Figure 2. Bernstein, Dennis, and Warren Lehrer. French Fries: A New Play. 1984. Print. Words become discernible on the spread to the right, as voices scramble over one another.

The design of French Fries changes the way it is experienced, relying on more than just the written word to convey the message. In this aspect, Lehrer has now taken an active role in authorship. Design authorship has “thrust design from a supporting cast member to central performer on the world’s social, economic, and cultural stages” (McCarthy, Steven J., and M. J. Venezky). This statement is evident as French Fries can be found exhibited internationally in museums. Postmodernism, as a whole, reflects the impact in which designers can have on the final outcome. Design can be pushed beyond the typical client/designer relationship to create pieces that are impactful and meaningful—by exploring the relationship of legibility and readability.

In a study on what made books readable, the opinions of teachers and librarians stated that “content [was] most important: factors of style next, format was third, and organization was last” (Dale, Edgar, and Jeanne S. Chall). However, when readers were polled with the same question, “expression [was] most important [and] content second” (Dale, Edgar, and Jeanne S. Chall). French Fries leans toward the latter as Lehrer bends the relationship between legibility and readability in favor of expressing the emotion of the text and its meaning. This dichotomy challenges the traditional elements of book design, once again allowing the reader to interpret the book on their own. Since French Fries is experienced in a nonlinear fashion, content becomes secondary while the graphic typography, images and colors used transmit the emotional meaning of the story.

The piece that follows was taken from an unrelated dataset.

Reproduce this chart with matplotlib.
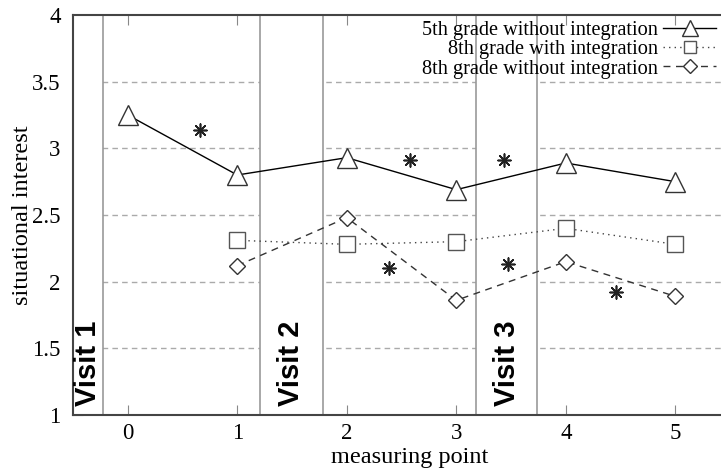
import matplotlib
matplotlib.use("Agg")
import matplotlib.pyplot as plt

points = [0, 1, 2, 3, 4, 5]
fifth_without = [3.25, 2.80, 2.93, 2.69, 2.89, 2.75]
eighth_with_x = [1, 2, 3, 4, 5]
eighth_with = [2.31, 2.28, 2.30, 2.40, 2.28]
eighth_without_x = [1, 2, 3, 4, 5]
eighth_without = [2.12, 2.48, 1.86, 2.15, 1.89]

star_x = [0.66, 2.58, 3.44, 2.39, 3.47, 4.46]
star_y = [3.14, 2.91, 2.91, 2.10, 2.13, 1.92]

visits = ["Visit 1", "Visit 2", "Visit 3"]
visit_spans = [(-0.5, -0.23), (1.21, 1.78), (3.18, 3.74)]

yticks = [1, 1.5, 2, 2.5, 3, 3.5, 4]
ytick_labels = ["1", "1.5", "2", "2.5", "3", "3.5", "4"]

plt.rcParams['font.family'] = ['Liberation Serif', 'DejaVu Serif']

fig = plt.figure(figsize=(7.21, 4.68), dpi=100)
# plot area continues slightly past the right edge of the image (cropped), as in the reference
ax = fig.add_axes([73/721, 53/468, 674/721, 400/468])

ax.set_xlim(-0.5, 5.655)
ax.set_ylim(1, 4)

for g in [1.5, 2, 2.5, 3, 3.5]:
    ax.axhline(g, color='#aaaaaa', linestyle=(0, (4, 3)), linewidth=1.0, zorder=1)

for (a, b), name in zip(visit_spans, visits):
    ax.axvspan(a, b, facecolor='white', edgecolor='#999999', linewidth=1.2, zorder=2)
    ax.text((a + b) / 2, 1.07, name, rotation=90, ha='center', va='bottom',
            fontsize=21, fontweight='bold', family='Liberation Sans', zorder=3)

ax.plot(points, fifth_without, color='black', linestyle='-', linewidth=1.0,
        marker='^', markersize=14, markerfacecolor='white', markeredgecolor='#333333',
        markeredgewidth=1.0, label='5th grade without integration', zorder=4)
ax.plot(eighth_with_x, eighth_with, color='#444444', linestyle=(0, (1, 3)), linewidth=1.0,
        marker='s', markersize=11, markerfacecolor='white', markeredgecolor='#555555',
        markeredgewidth=1.0, label='8th grade with integration', zorder=4)
ax.plot(eighth_without_x, eighth_without, color='#333333', linestyle=(0, (5, 4)), linewidth=1.0,
        marker='D', markersize=8.5, markerfacecolor='white', markeredgecolor='#333333',
        markeredgewidth=1.0, label='8th grade without integration', zorder=4)

ax.scatter(star_x, star_y, marker=(8, 2, 0), s=85, color='#222222', linewidths=1.2, zorder=4)

ax.set_xticks(points)
ax.set_xticklabels([str(p) for p in points], fontsize=16.5)
ax.set_yticks(yticks)
ax.set_yticklabels(ytick_labels, fontsize=16.5)
ax.tick_params(axis='x', direction='in', top=True, length=7, color='#888888', pad=6)
ax.tick_params(axis='y', direction='in', right=True, length=7, color='#888888', pad=9)

ax.set_xlabel('measuring point', fontsize=17.5, labelpad=2)
ax.set_ylabel('situational interest', fontsize=17.5, labelpad=-1)

for s in ['top', 'bottom', 'left']:
    ax.spines[s].set_color('#444444')
    ax.spines[s].set_linewidth(1.5)
ax.spines['right'].set_visible(False)

leg = ax.legend(loc='upper right', bbox_to_anchor=(716/721, 1 - 21/468),
                bbox_transform=fig.transFigure, frameon=False, markerfirst=False,
                fontsize=14.6, handlelength=2.6, handletextpad=0.25, labelspacing=0.0,
                borderaxespad=0.0, borderpad=0.0, markerscale=0.8)
for t in leg.get_texts():
    t.set_ha('right')
leg.set_zorder(5)

fig.savefig('out.png', dpi=100)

Lehrer and, in extension, postmodernism book design, change the way design can impact the viewer—in favor of allowing the reader to digest the meaning of the text in a non-traditional manor. This design methodology can, and should, still be used in the contemporary design practice. The Elaboration Likelihood Model (ELM) shows that the more interaction and input a viewer has with an object, their attitude towards that object will be greater and stronger (Yocco, Victor). With the ELM theory in mind, design can become a participatory environment, which in turn increases interest and motivation to utilize the designed piece. By allowing the reader to have a direct relationship with the narrative of the book, they in part, become authors themselves — changing the way the book is experienced per person, or even each time it is viewed.


Bernstein, Dennis, and Warren Lehrer. French Fries: A New Play. Purchase, NY: Ear/Say, 1984. Print.

Dale, Edgar, and Jeanne S. Chall. “The Concept of Readability.” Elementary English 26.1 (1949): 19–26. Web. 22 Oct. 2016.

McCarthy, Steven J., and M. J. Venezky. The Designer as Author, Producer, Activist, Entrepreneur, Curator & Collaborator: New Models for Communicating. N.p.: n.p., n.d. Print.

Poynor, Rick. “Authorship.” No More Rules: Graphic Design and Postmodernism. New Haven, CT: Yale UP, 2003. 131. Print.

Yocco, Victor. “Persuasion: Applying the Elaboration Likelihood Model to Design.” A List Apart. A List Apart, 01 July 2014. Web. 09 Nov. 2015.